Low Labor, Low Water, Hot Composting
COMPOSTING:
The biological reduction of organic materials into humus or soil.
HOT COMPOSTING:
Heat generated in the damp volume of organic materials decomposes materials into soil. (takes a few months)
COLD COMPOSTING:
Allowing materials to decompose slowly without intervention. (takes years in the dry desert)
COMPONENTS OF COMPOSTING
The Rodale Book of COMPOSTING paperback, 1990, lists 71 sources of nitrogen, 25 sources of phosphate, 56 sources of potash.
ORGANIC MATERIALS include, but not limited to:
WET: (nitrogen) fresh plant trimmings (no oleander), weeds, kitchen vegetable wastes, fresh chicken or rabbit manure... DRY: (carbon) dried plant trimmings,(no oleander), dried weeds, paper, cardboard, hair, worn out natural fiber clothes, towels, sheets, dry chicken or rabbit manure, feathers, left over chunks from the last compost sifting.
Never use oleander.
NATURAL ACTIVATORS:
manure, kitchen scraps, dried blood, compost, humus rich soil, URINE from healthy people, consider medications or infections.
USING URINE FOR COMPOST MOISTURE.
Less Flush. Watershed Management Group estimates that by not flushing for urine each person saves daily up to 10 gallons of drinking water. That’s saving 3,650 gallons per person per year and up to 550 kilowatt hours each year pumping the water up hill, and treating the water before we flush and treating the waste water after. I think we save even more water and pumping power.
Did you know a large part of the electricity used in the desert is for pumping water. Well anywhere, but mostly in the deserts.
Urine contains nitrogen, potassium, and phosphorus, is a compost activator, and can be used as a direct plant fertilizer diluted with 10 parts H2O.
Pre-soak dry materials in urine, add urine to the materials in the bin as needed. The hot process dries out the material in the center of the pile.
Odor is gone from the compost bin in a few days. In the desert we keep the bins covered to keep in moisture unless it is currently raining. My best friend delivers a few gallons of urine to my door step and I say “Look Honey, the Urine Fairy came last night.”
PRE-SOAK METHOD
Make basin in center of materials for evaporated moisture to drip down from plastic bag coverings. Use plastic bags on top of materials even with a bin's plastic lid.
After compost’s hot process you can make a collar on the top of the bin, fill with more unfinished compost, top with a few inches of finished soil and plant garden on top. When growing season is over the rough compost below is well aged, kept moist by watering plants above and ready to sift out finished soil for next season’s planting.

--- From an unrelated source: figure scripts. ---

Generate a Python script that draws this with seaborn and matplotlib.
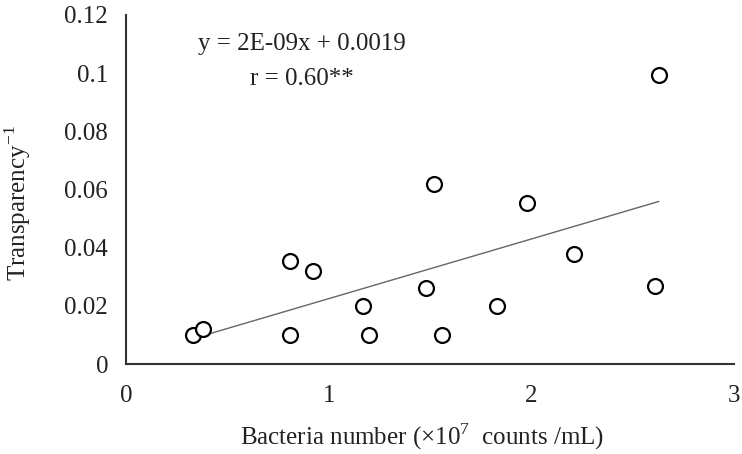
import numpy as np
import pandas as pd
import matplotlib
matplotlib.use("Agg")
import matplotlib.pyplot as plt
import seaborn as sns

# Data (x in 10^7 counts/mL)
bacteria = [0.33, 0.38, 0.81, 0.81, 0.92, 1.17, 1.20, 1.48, 1.52, 1.56, 1.83, 1.98, 2.21, 2.61, 2.63]
transp_inv = [0.010, 0.012, 0.010, 0.0355, 0.032, 0.020, 0.010, 0.026, 0.062, 0.010, 0.020, 0.0555, 0.038, 0.027, 0.0995]

# Trend line as drawn (printed rounded as y = 2E-09x + 0.0019, x in counts)
fit_slope_per_count = 2.05e-09
fit_intercept = 0.0020
eq_text = "y = 2E-09x + 0.0019"
r_text = "r = 0.60**"

x_ticks = [0, 1, 2, 3]
y_ticks = [0, 0.02, 0.04, 0.06, 0.08, 0.1, 0.12]
y_tick_labels = ["0", "0.02", "0.04", "0.06", "0.08", "0.1", "0.12"]

sns.set_theme(style="white")
plt.rcParams["font.family"] = ["Liberation Serif", "DejaVu Serif"]
plt.rcParams["mathtext.fontset"] = "custom"
plt.rcParams["mathtext.rm"] = "Liberation Serif"

df = pd.DataFrame({"x": bacteria, "y": transp_inv})
fit_x = np.array([min(bacteria), max(bacteria)])
fit_df = pd.DataFrame({"x": fit_x, "y": fit_slope_per_count * 1e7 * fit_x + fit_intercept})

fig = plt.figure(figsize=(7.42, 4.54), dpi=100)
ax = fig.add_axes([0.170, 0.198, 0.819, 0.769])

sns.lineplot(data=fit_df, x="x", y="y", ax=ax, color="#666666", linewidth=1.0)
sns.scatterplot(data=df, x="x", y="y", ax=ax, s=115, facecolor="white",
                edgecolor="black", linewidth=1.6, zorder=3)

ax.set_xlim(0, 3)
ax.set_ylim(0, 0.12)
ax.set_xticks(x_ticks)
ax.set_xticklabels([str(t) for t in x_ticks])
ax.set_yticks(y_ticks)
ax.set_yticklabels(y_tick_labels)

for s in ["top", "right"]:
    ax.spines[s].set_visible(False)
for s in ["left", "bottom"]:
    ax.spines[s].set_color("#333333")
    ax.spines[s].set_linewidth(1.5)

fs = 18
ax.tick_params(axis="both", which="major", direction="out", length=5, width=1.5,
               color="#333333", labelsize=fs, labelcolor="#222222", pad=8)
ax.tick_params(axis="x", pad=10)

ax.set_xlabel("Bacteria number (×10$^{7}$  counts /mL)", fontsize=18, color="#222222")
ax.set_ylabel("Transparency$^{\\mathregular{-1}}$", fontsize=18, color="#222222")
ax.xaxis.label.set_va("center")
ax.yaxis.label.set_va("center")
ax.xaxis.set_label_coords(0.487, -0.207)
ax.yaxis.set_label_coords(-0.178, 0.461)

ax.text(0.868, 0.110, eq_text, fontsize=fs, ha="center", va="center", color="#222222")
ax.text(0.868, 0.098, r_text, fontsize=fs, ha="center", va="center", color="#222222")

fig.savefig("out.png", dpi=100)
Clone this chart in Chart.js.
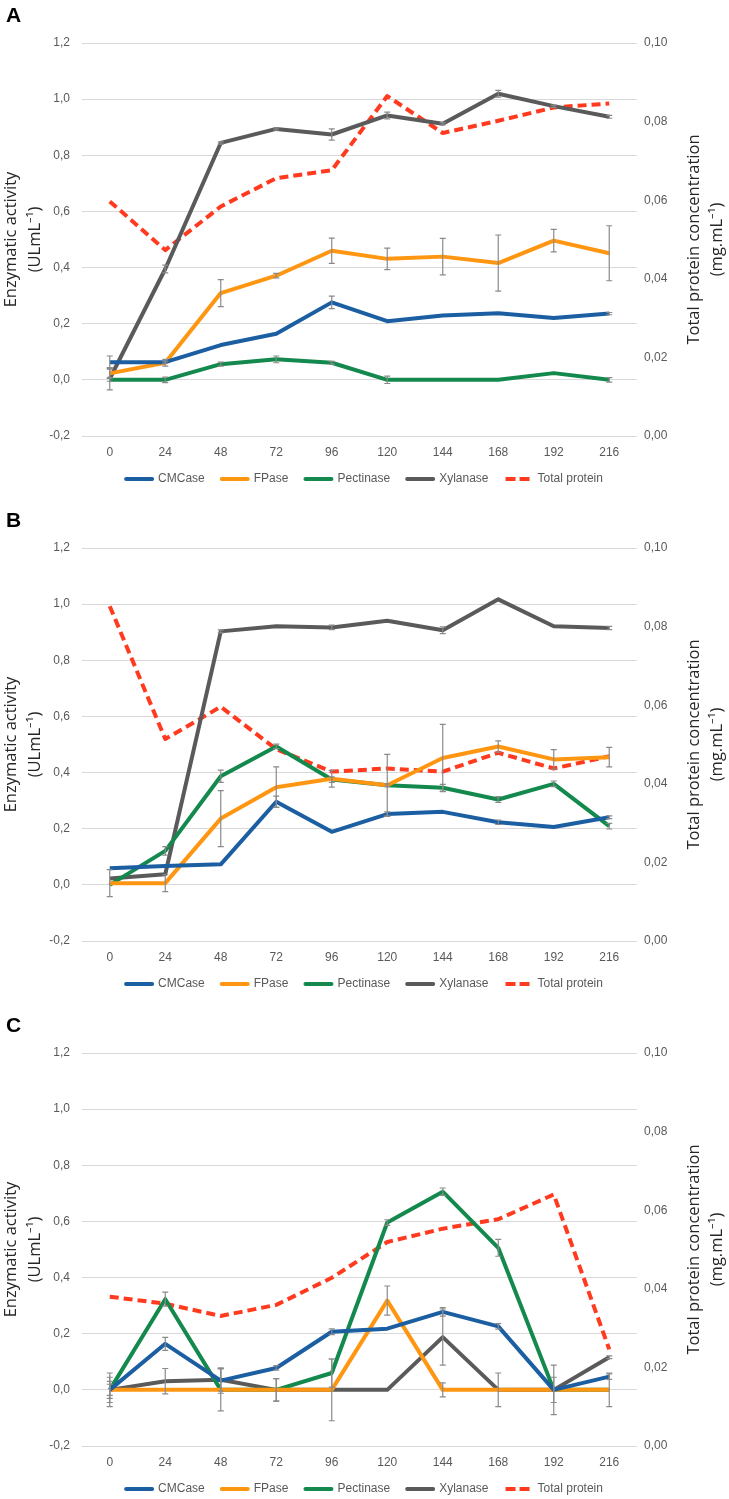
<!DOCTYPE html>
<html>
<head>
<meta charset="utf-8">
<title>Enzymatic activity and total protein</title>
<script src="https://cdn.jsdelivr.net/npm/chart.js@4.4.1/dist/chart.umd.min.js"></script>
<style>
  body { margin: 0; background: #fff; width: 729px; height: 1499px; overflow: hidden; position: relative; }
  .panel { position: absolute; left: 0; width: 729px; height: 495px; }
  .tag { position: absolute; left: 6px; top: 3px; z-index: 2; font: bold 21px "Liberation Sans", Arial, sans-serif; color: #000; }
</style>
</head>
<body>
<div class="panel" style="top:0px"><canvas id="chartA"></canvas><div class="tag">A</div></div>
<div class="panel" style="top:505px"><canvas id="chartB"></canvas><div class="tag">B</div></div>
<div class="panel" style="top:1010px"><canvas id="chartC"></canvas><div class="tag">C</div></div>
<script>
// sampling times (h)
const hours = ['0', '24', '48', '72', '96', '120', '144', '168', '192', '216'];

// panel A
const aCMCase = [0.063, 0.063, 0.124, 0.164, 0.276, 0.209, 0.229, 0.237, 0.220, 0.236];
const aCMCaseErr = [0.022, 0.004, 0, 0, 0.022, 0, 0, 0, 0, 0.004];
const aFPase = [0.023, 0.061, 0.309, 0.371, 0.460, 0.431, 0.439, 0.416, 0.496, 0.451];
const aFPaseErr = [0.015, 0.012, 0.048, 0.008, 0.045, 0.038, 0.065, 0.1, 0.04, 0.098];
const aPectinase = [0, 0, 0.056, 0.073, 0.061, 0, 0, 0, 0.024, 0];
const aPectinaseErr = [0.005, 0.01, 0.007, 0.012, 0.005, 0.013, 0, 0, 0, 0.008];
const aXylanase = [0.004, 0.395, 0.844, 0.894, 0.874, 0.942, 0.912, 1.019, 0.975, 0.937];
const aXylanaseErr = [0.04, 0.014, 0.004, 0.004, 0.02, 0.012, 0.004, 0.012, 0.004, 0.005];
const aProtein = [0.0597, 0.0473, 0.0584, 0.0656, 0.0676, 0.0865, 0.0771, 0.0802, 0.0836, 0.0846];

// panel B
const bCMCase = [0.059, 0.067, 0.073, 0.296, 0.189, 0.252, 0.260, 0.223, 0.206, 0.241];
const bCMCaseErr = [0, 0, 0, 0.02, 0, 0.008, 0, 0.008, 0, 0.005];
const bFPase = [0.006, 0.006, 0.236, 0.348, 0.378, 0.355, 0.452, 0.493, 0.447, 0.455];
const bFPaseErr = [0.048, 0.03, 0.1, 0.072, 0.03, 0.11, 0.12, 0.02, 0.035, 0.035];
const bPectinase = [0, 0.121, 0.387, 0.493, 0.375, 0.355, 0.346, 0.304, 0.360, 0.209];
const bPectinaseErr = [0, 0.015, 0.022, 0.008, 0.01, 0.005, 0.012, 0.01, 0.01, 0.01];
const bXylanase = [0.023, 0.038, 0.903, 0.921, 0.917, 0.941, 0.907, 1.017, 0.921, 0.915];
const bXylanaseErr = [0, 0, 0.005, 0, 0.008, 0, 0.012, 0, 0, 0.006];
const bProtein = [0.0852, 0.0514, 0.0596, 0.0488, 0.0431, 0.0439, 0.0431, 0.0479, 0.0439, 0.0470];

// panel C
const cCMCase = [0, 0.164, 0.033, 0.078, 0.207, 0.218, 0.278, 0.226, 0, 0.047];
const cCMCaseErr = [0.03, 0.023, 0.045, 0.008, 0.01, 0, 0.015, 0.01, 0.045, 0.01];
const cFPase = [0, 0, 0, 0, 0, 0.318, 0, 0, 0, 0];
const cFPaseErr = [0.02, 0, 0, 0, 0, 0.052, 0.025, 0, 0, 0];
const cPectinase = [0, 0.323, 0, 0, 0.060, 0.596, 0.706, 0.506, 0, 0];
const cPectinaseErr = [0.045, 0.025, 0.075, 0.04, 0.05, 0.01, 0.013, 0.03, 0, 0.06];
const cXylanase = [0, 0.031, 0.036, 0, 0, 0, 0.188, 0, 0, 0.116];
const cXylanaseErr = [0.06, 0.045, 0.04, 0.04, 0.11, 0, 0.1, 0.06, 0.088, 0.005];
const cProtein = [0.0380, 0.0362, 0.0331, 0.0359, 0.0428, 0.0519, 0.0553, 0.0577, 0.0640, 0.0246];

const leftTicks = { min: -0.2, max: 1.2, step: 0.2 };
const rightTicks = { min: 0, max: 0.1, step: 0.02 };

const colors = {
    cmcase: '#1b5ea2',
    fpase: '#ff9612',
    pectinase: '#13894d',
    xylanase: '#5a5a5a',
    protein: '#ff3a1e'
};

const tickFont = { family: '"Liberation Sans", Arial, sans-serif', size: 12 };
const tickColor = '#595959';

// comma decimals, and no "-0,0"
function commaLabel(v, digits) {
    if (Math.abs(v) < 1e-9) v = 0;
    return v.toFixed(digits).replace('.', ',');
}

// whiskers drawn from the y scale
const errorBars = {
    id: 'errorBars',
    afterDatasetsDraw(chart) {
        const ctx = chart.ctx;
        const y = chart.scales.y;
        ctx.save();
        ctx.strokeStyle = '#8a8a8a';
        ctx.lineWidth = 1.2;
        chart.data.datasets.forEach((ds, i) => {
            if (!ds.errors) return;
            const meta = chart.getDatasetMeta(i);
            meta.data.forEach((pt, j) => {
                const e = ds.errors[j];
                if (!e) return;
                const top = y.getPixelForValue(ds.data[j] + e);
                const bot = y.getPixelForValue(ds.data[j] - e);
                ctx.beginPath();
                ctx.moveTo(pt.x, top); ctx.lineTo(pt.x, bot);
                ctx.moveTo(pt.x - 3, top); ctx.lineTo(pt.x + 3, top);
                ctx.moveTo(pt.x - 3, bot); ctx.lineTo(pt.x + 3, bot);
                ctx.stroke();
            });
        });
        ctx.restore();
    }
};

// rotated two-line axis titles, both reading bottom to top
const sideTitles = {
    id: 'sideTitles',
    afterDraw(chart, args, opts) {
        const ctx = chart.ctx;
        const area = chart.chartArea;
        const cy = (area.top + area.bottom) / 2;
        ctx.save();
        ctx.fillStyle = '#262626';
        ctx.font = '16.5px "Open Sans", "Noto Sans", sans-serif';
        ctx.textAlign = 'center';
        ctx.textBaseline = 'middle';
        const put = (lines, xs) => {
            lines.forEach((t, k) => {
                ctx.save();
                ctx.translate(xs[k], cy);
                ctx.rotate(-Math.PI / 2);
                ctx.fillText(t, 0, 0);
                ctx.restore();
            });
        };
        put(opts.left, opts.leftX);
        put(opts.right, opts.rightX);
        ctx.restore();
    }
};

function series(label, data, errs, color, extra) {
    return Object.assign({
        label: label,
        data: data,
        errors: errs,
        borderColor: color,
        backgroundColor: color,
        borderWidth: 4,
        pointRadius: 0,
        tension: 0,
        borderJoinStyle: 'round',
        yAxisID: 'y'
    }, extra || {});
}

function makeChart(id, cmc, cmcErr, fp, fpErr, pec, pecErr, xyl, xylErr, prot) {
    const ctx = document.getElementById(id).getContext('2d');
    return new Chart(ctx, {
        type: 'line',
        data: {
            labels: hours,
            datasets: [
                series('CMCase', cmc, cmcErr, colors.cmcase),
                series('FPase', fp, fpErr, colors.fpase),
                series('Pectinase', pec, pecErr, colors.pectinase),
                series('Xylanase', xyl, xylErr, colors.xylanase),
                series('Total protein', prot, null, colors.protein, { borderDash: [9, 5], yAxisID: 'y1' })
            ]
        },
        options: {
            responsive: true,
            maintainAspectRatio: false,
            animation: false,
            layout: { padding: { top: 43, left: 0, right: 0, bottom: 0 } },
            scales: {
                x: {
                    offset: true,
                    grid: { display: false, drawTicks: false },
                    border: { display: false },
                    ticks: { font: tickFont, color: tickColor, padding: 9, maxRotation: 0 },
                    afterFit: s => { s.height = 20; }
                },
                y: {
                    position: 'left',
                    min: leftTicks.min,
                    max: leftTicks.max,
                    grid: { color: '#d9d9d9', lineWidth: 1, drawTicks: false },
                    border: { display: false },
                    ticks: {
                        stepSize: leftTicks.step,
                        font: tickFont,
                        color: tickColor,
                        padding: 12,
                        callback: v => commaLabel(v, 1)
                    },
                    afterFit: s => { s.width = 82; }
                },
                y1: {
                    position: 'right',
                    min: rightTicks.min,
                    max: rightTicks.max,
                    grid: { display: false, drawTicks: false },
                    border: { display: false },
                    ticks: {
                        stepSize: rightTicks.step,
                        font: tickFont,
                        color: tickColor,
                        padding: 7,
                        callback: v => commaLabel(v, 2)
                    },
                    afterFit: s => { s.width = 92; }
                }
            },
            plugins: {
                tooltip: { enabled: false },
                legend: {
                    position: 'bottom',
                    labels: {
                        boxWidth: 26,
                        boxHeight: 0,
                        padding: 17,
                        font: tickFont,
                        color: tickColor
                    }
                },
                sideTitles: {
                    left: ['Enzymatic activity', '(ULmL\u207B\u00B9)'],
                    leftX: [11, 35],
                    right: ['Total protein concentration', '(mg.mL\u207B\u00B9)'],
                    rightX: [694, 717]
                }
            }
        },
        plugins: [errorBars, sideTitles]
    });
}

makeChart('chartA', aCMCase, aCMCaseErr, aFPase, aFPaseErr, aPectinase, aPectinaseErr, aXylanase, aXylanaseErr, aProtein);
makeChart('chartB', bCMCase, bCMCaseErr, bFPase, bFPaseErr, bPectinase, bPectinaseErr, bXylanase, bXylanaseErr, bProtein);
makeChart('chartC', cCMCase, cCMCaseErr, cFPase, cFPaseErr, cPectinase, cPectinaseErr, cXylanase, cXylanaseErr, cProtein);
</script>
</body>
</html>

Any large chunks sifted out contain starter microbes and bacteria for the next batch of compost, prevent compaction, and continues to break down. The more varied the materials the richer the compost mix.
The average household with vegetable garden and landscaping can transform 54-125 cubic feet of organic material to 15-30 cubic feet of composted soil instead of landfill every year. I compost yard materials from three yards, and friends bring me bags of mesquite beans every summer and bags of mesquite leaves every spring.
HOT COMPOSTING
PROS: quick, kills most weed seeds and pathogens.
CONS: more labor intensive, requires moisture, requires mass, conserves less nitrogen.
COLD COMPOSTING
PROS: Low labor, contains disease suppressing microbes, more nitrogen, requires little mass.
CONS: nutrient loss with extended exposure, can take up to 3 years in the desert, doesn’t kill pathogens or weed seeds.